(Il Natale Che Quasi Non Fu)
Director – Rosanno Brazzi, Screenplay/Lyrics – Paul Tripp, Producer – Barry B. Yellen, Photography – Alvaro Mancori, Songs – Ray Carter, Orchestrations & Music Direction – Bruno Nicolai, Makeup – Duilo Giustimi, Production Design – Danilo Zanetti. Production Company – Childhood Productions
Alberto Rabagliati (Santa Claus), Paul Whipp (Sam Whipple), Rosanno Brazzi (Phineas T. Prune), John Karlsen (Blossom), Mischa Auer (Jonathan)
Kind-hearted lawyer Sam Whipple receives a visit from Santa Claus. Santa is disconsolate because miser Phineas T. Prune has brought up the North Pole and evicted him for unpaid rent. Prune will only let Santa back on the condition that he never gives presents to children again. Rather than face that, Sam and Santa set out to earn the unpaid rent. Sam tries to get Santa a job as a department store Santa but Prune determines to sabotage all their efforts.
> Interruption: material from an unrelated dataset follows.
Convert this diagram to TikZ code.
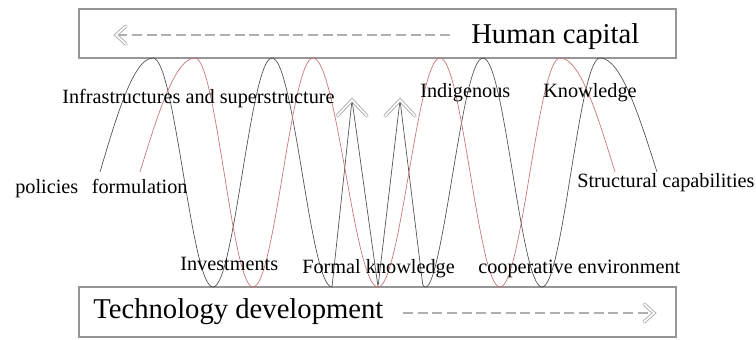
\documentclass[tikz,border=0pt]{standalone}
\usepackage{fontspec}
\setmainfont{Liberation Serif}
\newfontfamily\timesfam{Liberation Serif}
\usepackage{tikz}
\usetikzlibrary{arrows.meta, positioning}

\definecolor{framegray}{RGB}{150,150,150}
\definecolor{dashgray}{RGB}{175,175,175}
\definecolor{wavedark}{RGB}{80,80,80}
\definecolor{wavered}{RGB}{200,115,115}

\begin{document}
\begin{tikzpicture}[x=0.75pt, y=-0.75pt,
  panel/.style={draw=framegray, line width=0.8pt, inner sep=0pt},
  bigtext/.style={anchor=base west, inner sep=0pt, font=\timesfam\fontsize{21.5}{24}\selectfont},
  wavelabel/.style={anchor=base west, inner sep=0pt, font=\timesfam\fontsize{15.2}{17}\selectfont},
  flowline/.style={draw=dashgray, line width=0.8pt, dash pattern=on 7.5pt off 3.5pt},
  hollowtip/.style={draw=dashgray, double=white, double distance=1.2pt, line width=0.7pt, line cap=round, line join=miter},
  darkwave/.style={draw=wavedark, line width=0.5pt},
  redwave/.style={draw=wavered, line width=0.5pt}]
\useasboundingbox (0,0) rectangle (756,339);

% the two boxes
\node[panel, minimum width=447.75pt, minimum height=36.75pt] (capitalbox) at (377.5,33.5) {};
\node[panel, minimum width=447.75pt, minimum height=37.5pt] (techbox) at (377.5,312) {};
\node[bigtext] (capital) at (471,43) {Human capital};
\node[bigtext] (techdev) at (93,318) {Technology development};

% flow directions inside the boxes
\coordinate (capitalS) at (450,35);
\coordinate (capitalE) at (116,35);
\coordinate (techS) at (403,313);
\coordinate (techE) at (654,313);
\draw[flowline] (capitalS) -- (capitalE);
\draw[flowline] (techS) -- (techE);
\draw[hollowtip] (capitalE) ++(10,-9) -- (capitalE) -- ++(10,9);
\draw[hollowtip] (techE) ++(-10,-9) -- (techE) -- ++(-10,9);

% spike tips
\coordinate (spikeA) at (352,100);
\coordinate (spikeB) at (400,100);

% waves
\draw[darkwave] (100,172) sin (153,58) cos (183,172) sin (213,287) cos (242.5,172) sin (272,58)
  cos (302,172) sin (332,287) [rounded corners=2pt] -- (spikeA) -- (378,287) -- (spikeB) -- (423,287)
  [sharp corners] cos (453,172) sin (483,58) cos (512.5,172) sin (542,287) cos (571,172) sin (600,58)
  cos (657,172);
\draw[redwave] (140,172) sin (195,58) cos (224,172) sin (253,287) cos (283,172) sin (313,58)
  cos (345.5,172) sin (378,287) cos (409,172) sin (440,58) cos (470,172) sin (500,287)
  cos (530,172) sin (560,58) cos (615,172);

\draw[hollowtip] (spikeA) ++(-15,16) -- (spikeA) -- ++(15,16);
\draw[hollowtip] (spikeB) ++(-15,16) -- (spikeB) -- ++(15,16);

% labels
\node[wavelabel] (infra) at (62,103) {Infrastructures and superstructure};
\node[wavelabel] (indig) at (420,97) {Indigenous};
\node[wavelabel] (knowl) at (543,97) {Knowledge};
\node[wavelabel] (policies) at (15,193) {policies};
\node[wavelabel, base right=9.75pt of policies] (formul) {formulation};
\node[wavelabel] (struct) at (577,187) {Structural capabilities};
\node[wavelabel] (invest) at (180,270) {Investments};
\node[wavelabel] (formal) at (302,273) {Formal knowledge};
\node[wavelabel] (coop) at (478,273) {cooperative environment};
\end{tikzpicture}
\end{document}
Rosanno Brazzi made his name as an actor in Italian films beginning in the 1930s. He gained sufficient fame that he was cast in a number of Italian-shot English-language films such as The Barefoot Contessa (1954), Three Coins in the Fountain (1954), Summertime (1955), Rome Adventure (1962) and The Italian Job (1969) and other works like South Pacific (1958), even as Baron Frankenstein in the Italian-made Frankenstein’s Castle of Freaks (1974). Brazzi sank his own money into direct, write and star in three films beginning with The Christmas That Almost Wasn’t here and followed by the caper comedy Seven Men and One Brain (1968) and the thriller Psychout for Murder (1969), none of which were particularly successful.
The Christmas That Almost Wasn’t is an insipid and dreary affair. The plot never manages anything more than a tried and undistinguished redemption-of-the-miser rehash. The sets look drab and dreary – the department store consists of a single room and the North Pole is about the size of a cottage interior. Worse are the special effects – the flight of Santa’s reindeer and sleigh barely get by but the model of the picture postcard town is thoroughly unconvincing.
Some films can surmount these shortcomings by simple good cheer but The Christmas That Almost Wasn’t is dogged by its complete failure to fly either as sentiment, humour or imagination. The animated opening credits, where Santa and Prune hop around rooftops and chimneys using a series of wild gadgets present the most liveliness on offer in the film and gives the impression the film is along the lines of a 1960s wacky races caper, which belies the utter banality of what is subsequently delivered. Alberto Rabagliati fails to seem a particularly convincing Santa – one expects a Santa to be rolypoly and chubby-cheeked, instead Rabagliati has classical features and his disposition throughout seems more dazed and bewildered than jolly.